Peu à peu, le Sri Lanka s’est retrouvé sans devises suffisantes pour assurer ses importations. Malgré une aide de l’Inde et d’autres pays, il s’est retrouvé en avril en défaut de paiement de sa dette extérieure de 51 milliards de dollars et cherche un renflouement auprès du Fonds monétaire international. Celui-ci a tout d’abord sommé Colombo de mettre fin à la corruption et d’augmenter de manière substantielle les impôts.
Cette crise n’a pas empêché la récente sortie de terre d’une énorme zone franche financée par une entreprise chinoise dans la baie de Colombo. Les taxes et règles bancaires sri-lankaises ne s’y appliquent pas et seules les devises étrangères sont acceptées. Le contrôle étatique est léger et dépend uniquement du président. La Chine détient les droits commerciaux et le but est d’attirer des sociétés financières et sortir le pays de l’ornière, mais les experts estiment que les retombées pour la population resteront faibles.
Pénuries et crise alimentaire
Depuis des mois, les Sri-Lankais et les Sri-Lankaises subissent les effets de l’inflation et de ses conséquences directes: rationnements des carburants, pénurie de denrées alimentaires ou de médicaments, coupures d’électricité quotidiennes, faute de combustible pour les centrales. Avec le manque de devises étrangères, il n’est plus possible d’importer des produits essentiels. Et nombre de produits sont devenus trop chers pour la population.
De longues files d’attente se sont formées pour acquérir les derniers litres d’essence. Mais le pays a maintenant presque épuisé ses réserves d’essence et de gaz et ce qui reste est hors de prix: en six mois, le prix du diesel a grimpé de 230% et celui de l’essence de 137%. Le gouvernement a ordonné la fermeture des bureaux non essentiels et des écoles afin de réduire les déplacements et économiser du carburant.
Nombre de Sri-Lankais sont contraints de cuisiner avec du bois de chauffage. En conséquence, les fournisseurs ont doublé les prix et les abattages sauvages se multiplient. Les prix des denrées de base comme le riz et les légumes ont bondi, avec un impact direct sur l’économie des ménages.
L’ONU a déjà averti que le pays était en danger de grave crise humanitaire, avec les trois quarts de la population ayant déjà dû réduire leur alimentation et sauter des repas. Les organisations humanitaires ont lancé des appels à l’aide, avançant que les 2,4 millions de personnes qui vivaient déjà sous le seuil de pauvreté sont particulièrement menacées.
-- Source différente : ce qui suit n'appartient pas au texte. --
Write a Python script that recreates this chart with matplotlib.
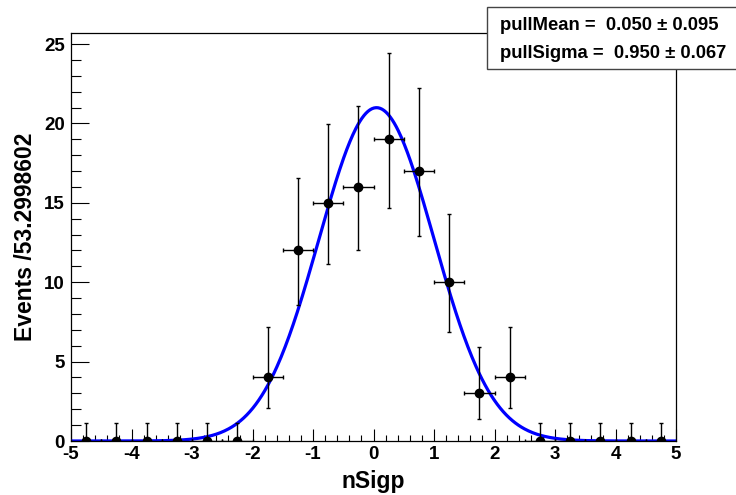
import numpy as np
import matplotlib.pyplot as plt
from matplotlib.ticker import MultipleLocator

plt.rcParams['font.family'] = ['Liberation Sans', 'DejaVu Sans']
plt.rcParams['font.weight'] = 'bold'
plt.rcParams['axes.unicode_minus'] = False

# --- data (bins of width 0.5) ---
bin_centers = [-4.75, -4.25, -3.75, -3.25, -2.75, -2.25, -1.75, -1.25, -0.75, -0.25,
               0.25, 0.75, 1.25, 1.75, 2.25, 2.75, 3.25, 3.75, 4.25, 4.75]
counts = [0, 0, 0, 0, 0, 0, 4, 12, 15, 16, 19, 17, 10, 3, 4, 0, 0, 0, 0, 0]
err_low = [0, 0, 0, 0, 0, 0, 1.91, 3.41, 3.83, 3.96, 4.34, 4.09, 3.11, 1.63, 1.91, 0, 0, 0, 0, 0]
err_high = [1.15, 1.15, 1.15, 1.15, 1.15, 1.15, 3.16, 4.56, 4.95, 5.08, 5.45, 5.21, 4.27, 2.92, 3.16,
            1.15, 1.15, 1.15, 1.15, 1.15]
bin_width = 0.5

# fit result
pull_mean, pull_mean_err = 0.050, 0.095
pull_sigma, pull_sigma_err = 0.950, 0.067
n_events = 100

fig = plt.figure(figsize=(7.36, 4.95), dpi=100)
ax = fig.add_axes([71/736, 1 - 441/495, (676 - 71)/736, (441 - 33)/495])

# curve from fit parameters
xs = np.linspace(-5, 5, 600)
ys = n_events * bin_width / (pull_sigma * np.sqrt(2 * np.pi)) * np.exp(-0.5 * ((xs - pull_mean) / pull_sigma) ** 2)
ax.plot(xs, ys, color='#0000ff', lw=2.3, zorder=3)

ax.errorbar(bin_centers, counts, yerr=[err_low, err_high], xerr=bin_width / 2,
            fmt='o', color='black', ms=6, elinewidth=1, capsize=1.5, capthick=1, zorder=4)

ax.set_xlim(-5, 5)
ax.set_ylim(0, 25.7)
ax.xaxis.set_major_locator(MultipleLocator(1))
ax.xaxis.set_minor_locator(MultipleLocator(0.2))
ax.yaxis.set_major_locator(MultipleLocator(5))
ax.yaxis.set_minor_locator(MultipleLocator(1))
ax.tick_params(axis='x', which='major', direction='in', length=8.6, width=0.8, labelsize=13.5, pad=3.5)
ax.tick_params(axis='x', which='minor', direction='in', length=4.3, width=0.8)
ax.tick_params(axis='y', which='major', direction='in', length=12.7, width=0.8, labelsize=13.5, pad=4.5)
ax.tick_params(axis='y', which='minor', direction='in', length=7, width=0.8)
for lab in ax.get_xticklabels() + ax.get_yticklabels():
    lab.set_fontweight('bold')
for s in ax.spines.values():
    s.set_linewidth(0.9)

ax.set_xlabel('nSigp', fontsize=16.5, fontweight='bold', labelpad=5)
ax.set_ylabel('Events /53.2998602', fontsize=16.5, fontweight='bold', labelpad=5)

# stat box
box = plt.Rectangle((487/736, 1 - 69/495), (740 - 487)/736, (69 - 7)/495, transform=fig.transFigure,
                    facecolor='white', edgecolor='#444444', lw=1, zorder=10)
fig.patches.append(box)
fig.text(500/736, 1 - 25/495, f'pullMean =  {pull_mean:.3f} \u00b1 {pull_mean_err:.3f}',
         fontsize=13.3, fontweight='bold', va='center', ha='left', zorder=11)
fig.text(500/736, 1 - 54/495, f'pullSigma =  {pull_sigma:.3f} \u00b1 {pull_sigma_err:.3f}',
         fontsize=13.3, fontweight='bold', va='center', ha='left', zorder=11)

fig.savefig('out.png', dpi=100)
En manque de tout, les habitantes et habitants descendent dans la rue depuis de longs mois, au péril de leur vie. En mai, les forces du président s’en sont pris violemment aux manifestants, faisant neuf morts et des centaines de blessés. Mais le mouvement de protestation a tout d’abord fait tomber le Premier ministre Mahinda Rajapaksa. Puis, acculé et forcé à fuir, le président Gotabaya Rajapaksa a promis de démissionner.